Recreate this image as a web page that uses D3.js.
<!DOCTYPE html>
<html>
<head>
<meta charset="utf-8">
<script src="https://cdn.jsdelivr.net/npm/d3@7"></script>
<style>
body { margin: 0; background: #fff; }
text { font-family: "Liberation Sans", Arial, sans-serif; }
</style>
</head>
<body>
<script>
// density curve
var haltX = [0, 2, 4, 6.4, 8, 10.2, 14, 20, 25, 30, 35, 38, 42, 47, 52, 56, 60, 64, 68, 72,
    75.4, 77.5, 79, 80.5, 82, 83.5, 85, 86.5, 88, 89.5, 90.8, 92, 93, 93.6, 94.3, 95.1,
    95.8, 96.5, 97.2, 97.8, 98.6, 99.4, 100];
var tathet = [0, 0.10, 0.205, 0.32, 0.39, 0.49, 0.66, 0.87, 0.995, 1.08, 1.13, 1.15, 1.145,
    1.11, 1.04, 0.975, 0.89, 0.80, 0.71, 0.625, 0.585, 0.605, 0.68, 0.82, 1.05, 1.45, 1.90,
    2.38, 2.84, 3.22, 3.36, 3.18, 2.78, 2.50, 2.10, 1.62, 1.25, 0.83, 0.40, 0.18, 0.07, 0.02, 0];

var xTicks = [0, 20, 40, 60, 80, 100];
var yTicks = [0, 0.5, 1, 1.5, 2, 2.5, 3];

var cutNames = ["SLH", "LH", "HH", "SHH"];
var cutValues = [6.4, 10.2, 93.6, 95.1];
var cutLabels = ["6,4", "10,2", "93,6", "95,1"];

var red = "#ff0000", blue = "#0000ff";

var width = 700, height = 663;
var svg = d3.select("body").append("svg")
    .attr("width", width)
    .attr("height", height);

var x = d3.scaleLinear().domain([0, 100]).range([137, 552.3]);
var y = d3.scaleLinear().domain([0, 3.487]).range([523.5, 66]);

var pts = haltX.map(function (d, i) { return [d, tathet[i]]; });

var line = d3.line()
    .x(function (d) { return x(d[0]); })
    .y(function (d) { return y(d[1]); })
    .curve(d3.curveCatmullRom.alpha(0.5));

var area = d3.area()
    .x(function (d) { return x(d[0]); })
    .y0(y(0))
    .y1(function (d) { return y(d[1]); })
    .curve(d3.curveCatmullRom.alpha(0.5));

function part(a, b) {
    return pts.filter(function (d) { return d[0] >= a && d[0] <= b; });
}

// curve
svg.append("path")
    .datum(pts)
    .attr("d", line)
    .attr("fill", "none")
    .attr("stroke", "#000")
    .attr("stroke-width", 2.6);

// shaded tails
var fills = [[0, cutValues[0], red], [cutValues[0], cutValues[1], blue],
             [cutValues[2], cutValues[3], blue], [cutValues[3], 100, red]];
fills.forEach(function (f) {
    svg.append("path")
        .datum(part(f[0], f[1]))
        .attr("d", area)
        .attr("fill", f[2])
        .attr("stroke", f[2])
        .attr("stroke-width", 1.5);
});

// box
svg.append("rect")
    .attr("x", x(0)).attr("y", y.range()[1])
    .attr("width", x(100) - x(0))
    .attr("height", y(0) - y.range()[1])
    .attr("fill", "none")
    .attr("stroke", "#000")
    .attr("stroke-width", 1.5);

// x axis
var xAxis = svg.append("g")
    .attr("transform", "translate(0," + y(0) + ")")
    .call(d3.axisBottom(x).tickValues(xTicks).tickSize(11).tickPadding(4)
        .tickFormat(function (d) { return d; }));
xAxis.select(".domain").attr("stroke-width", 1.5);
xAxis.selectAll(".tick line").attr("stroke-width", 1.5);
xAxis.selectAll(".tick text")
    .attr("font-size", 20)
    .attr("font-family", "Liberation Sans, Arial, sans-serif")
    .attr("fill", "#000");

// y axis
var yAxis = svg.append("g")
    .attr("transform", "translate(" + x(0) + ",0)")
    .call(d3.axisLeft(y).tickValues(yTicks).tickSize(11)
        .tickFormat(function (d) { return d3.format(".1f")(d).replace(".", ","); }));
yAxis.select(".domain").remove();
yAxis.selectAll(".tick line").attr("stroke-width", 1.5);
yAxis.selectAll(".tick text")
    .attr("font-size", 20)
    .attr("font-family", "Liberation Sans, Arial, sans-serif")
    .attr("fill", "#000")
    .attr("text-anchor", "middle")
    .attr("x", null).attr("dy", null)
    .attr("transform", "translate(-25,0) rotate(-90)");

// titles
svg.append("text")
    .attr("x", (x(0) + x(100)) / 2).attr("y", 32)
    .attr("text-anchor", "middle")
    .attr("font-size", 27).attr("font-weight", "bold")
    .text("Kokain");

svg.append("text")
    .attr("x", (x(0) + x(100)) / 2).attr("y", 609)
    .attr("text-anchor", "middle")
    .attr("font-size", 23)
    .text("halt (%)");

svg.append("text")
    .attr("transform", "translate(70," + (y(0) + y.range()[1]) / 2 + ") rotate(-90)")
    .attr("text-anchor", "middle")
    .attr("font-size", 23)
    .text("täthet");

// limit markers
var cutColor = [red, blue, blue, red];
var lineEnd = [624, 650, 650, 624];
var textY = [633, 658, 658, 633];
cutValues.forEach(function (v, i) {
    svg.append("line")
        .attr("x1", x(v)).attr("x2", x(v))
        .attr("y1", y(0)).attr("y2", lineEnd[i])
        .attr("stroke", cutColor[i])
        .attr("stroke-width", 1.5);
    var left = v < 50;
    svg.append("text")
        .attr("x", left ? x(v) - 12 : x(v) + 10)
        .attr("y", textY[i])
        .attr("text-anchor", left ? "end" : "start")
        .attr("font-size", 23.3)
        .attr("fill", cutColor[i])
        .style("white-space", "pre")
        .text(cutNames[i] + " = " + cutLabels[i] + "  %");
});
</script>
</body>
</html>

________________________

Write down the full listing again, exactly.

Recreate this image as a web page that uses D3.js.
<!DOCTYPE html>
<html>
<head>
<meta charset="utf-8">
<script src="https://cdn.jsdelivr.net/npm/d3@7"></script>
<style>
body { margin: 0; background: #fff; }
text { font-family: "Liberation Sans", Arial, sans-serif; }
</style>
</head>
<body>
<script>
// density curve
var haltX = [0, 2, 4, 6.4, 8, 10.2, 14, 20, 25, 30, 35, 38, 42, 47, 52, 56, 60, 64, 68, 72,
    75.4, 77.5, 79, 80.5, 82, 83.5, 85, 86.5, 88, 89.5, 90.8, 92, 93, 93.6, 94.3, 95.1,
    95.8, 96.5, 97.2, 97.8, 98.6, 99.4, 100];
var tathet = [0, 0.10, 0.205, 0.32, 0.39, 0.49, 0.66, 0.87, 0.995, 1.08, 1.13, 1.15, 1.145,
    1.11, 1.04, 0.975, 0.89, 0.80, 0.71, 0.625, 0.585, 0.605, 0.68, 0.82, 1.05, 1.45, 1.90,
    2.38, 2.84, 3.22, 3.36, 3.18, 2.78, 2.50, 2.10, 1.62, 1.25, 0.83, 0.40, 0.18, 0.07, 0.02, 0];

var xTicks = [0, 20, 40, 60, 80, 100];
var yTicks = [0, 0.5, 1, 1.5, 2, 2.5, 3];

var cutNames = ["SLH", "LH", "HH", "SHH"];
var cutValues = [6.4, 10.2, 93.6, 95.1];
var cutLabels = ["6,4", "10,2", "93,6", "95,1"];

var red = "#ff0000", blue = "#0000ff";

var width = 700, height = 663;
var svg = d3.select("body").append("svg")
    .attr("width", width)
    .attr("height", height);

var x = d3.scaleLinear().domain([0, 100]).range([137, 552.3]);
var y = d3.scaleLinear().domain([0, 3.487]).range([523.5, 66]);

var pts = haltX.map(function (d, i) { return [d, tathet[i]]; });

var line = d3.line()
    .x(function (d) { return x(d[0]); })
    .y(function (d) { return y(d[1]); })
    .curve(d3.curveCatmullRom.alpha(0.5));

var area = d3.area()
    .x(function (d) { return x(d[0]); })
    .y0(y(0))
    .y1(function (d) { return y(d[1]); })
    .curve(d3.curveCatmullRom.alpha(0.5));

function part(a, b) {
    return pts.filter(function (d) { return d[0] >= a && d[0] <= b; });
}

// curve
svg.append("path")
    .datum(pts)
    .attr("d", line)
    .attr("fill", "none")
    .attr("stroke", "#000")
    .attr("stroke-width", 2.6);

// shaded tails
var fills = [[0, cutValues[0], red], [cutValues[0], cutValues[1], blue],
             [cutValues[2], cutValues[3], blue], [cutValues[3], 100, red]];
fills.forEach(function (f) {
    svg.append("path")
        .datum(part(f[0], f[1]))
        .attr("d", area)
        .attr("fill", f[2])
        .attr("stroke", f[2])
        .attr("stroke-width", 1.5);
});

// box
svg.append("rect")
    .attr("x", x(0)).attr("y", y.range()[1])
    .attr("width", x(100) - x(0))
    .attr("height", y(0) - y.range()[1])
    .attr("fill", "none")
    .attr("stroke", "#000")
    .attr("stroke-width", 1.5);

// x axis
var xAxis = svg.append("g")
    .attr("transform", "translate(0," + y(0) + ")")
    .call(d3.axisBottom(x).tickValues(xTicks).tickSize(11).tickPadding(4)
        .tickFormat(function (d) { return d; }));
xAxis.select(".domain").attr("stroke-width", 1.5);
xAxis.selectAll(".tick line").attr("stroke-width", 1.5);
xAxis.selectAll(".tick text")
    .attr("font-size", 20)
    .attr("font-family", "Liberation Sans, Arial, sans-serif")
    .attr("fill", "#000");

// y axis
var yAxis = svg.append("g")
    .attr("transform", "translate(" + x(0) + ",0)")
    .call(d3.axisLeft(y).tickValues(yTicks).tickSize(11)
        .tickFormat(function (d) { return d3.format(".1f")(d).replace(".", ","); }));
yAxis.select(".domain").remove();
yAxis.selectAll(".tick line").attr("stroke-width", 1.5);
yAxis.selectAll(".tick text")
    .attr("font-size", 20)
    .attr("font-family", "Liberation Sans, Arial, sans-serif")
    .attr("fill", "#000")
    .attr("text-anchor", "middle")
    .attr("x", null).attr("dy", null)
    .attr("transform", "translate(-25,0) rotate(-90)");

// titles
svg.append("text")
    .attr("x", (x(0) + x(100)) / 2).attr("y", 32)
    .attr("text-anchor", "middle")
    .attr("font-size", 27).attr("font-weight", "bold")
    .text("Kokain");

svg.append("text")
    .attr("x", (x(0) + x(100)) / 2).attr("y", 609)
    .attr("text-anchor", "middle")
    .attr("font-size", 23)
    .text("halt (%)");

svg.append("text")
    .attr("transform", "translate(70," + (y(0) + y.range()[1]) / 2 + ") rotate(-90)")
    .attr("text-anchor", "middle")
    .attr("font-size", 23)
    .text("täthet");

// limit markers
var cutColor = [red, blue, blue, red];
var lineEnd = [624, 650, 650, 624];
var textY = [633, 658, 658, 633];
cutValues.forEach(function (v, i) {
    svg.append("line")
        .attr("x1", x(v)).attr("x2", x(v))
        .attr("y1", y(0)).attr("y2", lineEnd[i])
        .attr("stroke", cutColor[i])
        .attr("stroke-width", 1.5);
    var left = v < 50;
    svg.append("text")
        .attr("x", left ? x(v) - 12 : x(v) + 10)
        .attr("y", textY[i])
        .attr("text-anchor", left ? "end" : "start")
        .attr("font-size", 23.3)
        .attr("fill", cutColor[i])
        .style("white-space", "pre")
        .text(cutNames[i] + " = " + cutLabels[i] + "  %");
});
</script>
</body>
</html>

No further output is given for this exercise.